First came his imperial proposal to put the unregulated Internet under federal regulatory control for the first time in its spectacular job-creating history.

He has already heaped a mountain of new government regulations on most of the economy — from health care to financial services to energy production. Now he has set his sights on the last remaining sector in our economy that has succeeded because it’s been free of such regulation.

Notably, Mr. Obama’s meddling drew a brusque reply from the Federal Communications Commission’s chairman, a Democrat, that the FCC is an independent agency and doesn’t take orders from the president. So bug off.

Then came the thorny climate-change agreement he signed with China at last week’s economic summit that would impose new and costly regulations on America’s energy industries and businesses, drive up utility rates and kill jobs.

In his announcement, Mr. Obama said nothing about what the administration’s broader climate-change agenda would cost U.S. taxpayers. But The New York Times revealed that just for starters he intends to dish out $3 billion to help “the world’s poorest [countries] adapt to the ravages of climate change.”

But wait, there’s more.
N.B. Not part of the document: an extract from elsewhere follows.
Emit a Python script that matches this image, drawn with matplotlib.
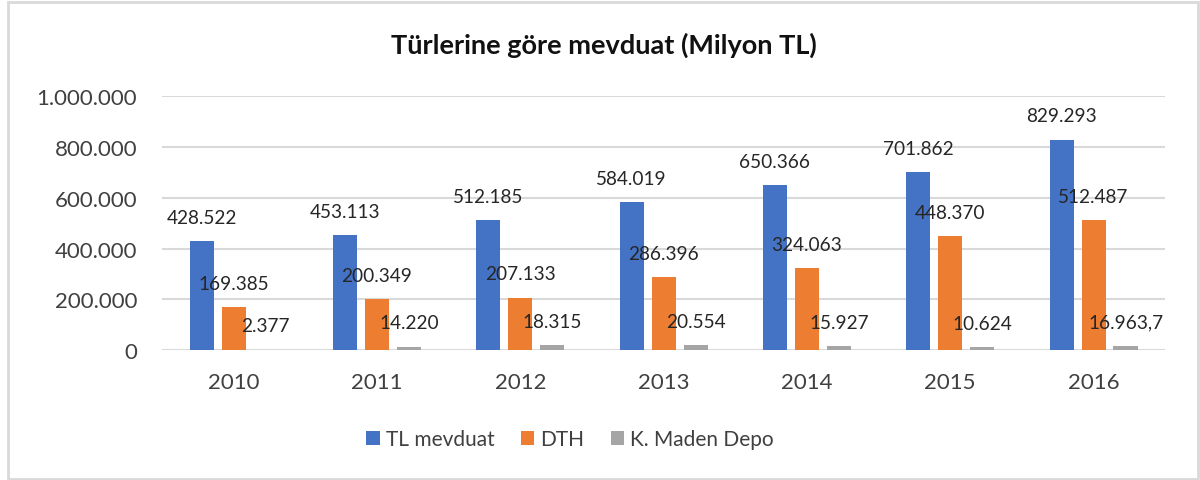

Now he’s preparing an executive order to prevent 5 million illegal immigrants from being deported, among other immigration reforms.

Needless to say, such dictatorial actions would create a constitutional crisis that would ignite a roar of disapproval from Congress, and not just from the Republicans, either.

Under the Constitution, only Congress has the authority to enact our immigration laws, and it specifically contains the admonition that the president “shall take Care that the Laws be faithfully executed.”

Incoming Senate Majority Leader Mitch McConnell has warned the president that taking such action would be like “waving a red flag in front of a bull.” House Speaker John A. Boehner warned that Mr. Obama will “burn himself” if he tries to usurp Congress’ legislative powers.

Mr. Obama’s intentions, widely reported in the past several weeks, have draw opposition from academic scholars, and even from some of his own supporters in the news media.

In an article in the Texas Law Review that warns of the dangerous precedent Mr. Obama would be setting, University of St. Thomas law professor Robert J. Delahunty and University of California at Berkeley law professor John C. Yoo write this:

“Can a president who wants tax cuts that a recalcitrant Congress will not enact decline to enforce the income-tax laws? Can a president effectively repeal the environmental laws by refusing to sue polluters, or workplace and labor laws by refusing to fine violators?”

In a lead editorial Tuesday, titled “Stumbling alone,” the archliberal Washington Post urged Mr. Obama against taking unilateral action on immigration — recalling his reluctance three years ago when he admitted that “doing things on my own is very tempting.”

“But that’s not how our democracy functions. That’s not how our Constitution is written,” Mr. Obama said then.

If he moves ahead with his attempt to find loopholes in the Constitution in order to write his own laws, “he is likely to prove his point: Unilateralism will not make the system work,” The Post said.

Worse than that, he would be treading on dangerously unconstitutional ground that would ignite a far larger war between the White House and Congress than we’ve seen thus far.

Mr. Obama has said he is tempted “to do things on his own” and now — in the wake of the voters’ utter rejection of his policies and his party — he is planning to do just that. Such behavior reveals a president who has trouble with democracy itself.

Americans sent a clear and unmistakable message to the president and Democrats to focus on creating jobs, boosting stronger economic growth and raising incomes.

Mr. Obama’s answer is to thumb his nose at the election’s results and press ahead with a big-government, anti-jobs, anti-growth, unconstitutional agenda that entirely ignores our nation’s most urgent needs.

Donald Lambro is a syndicated columnist and contributor to The Washington Times.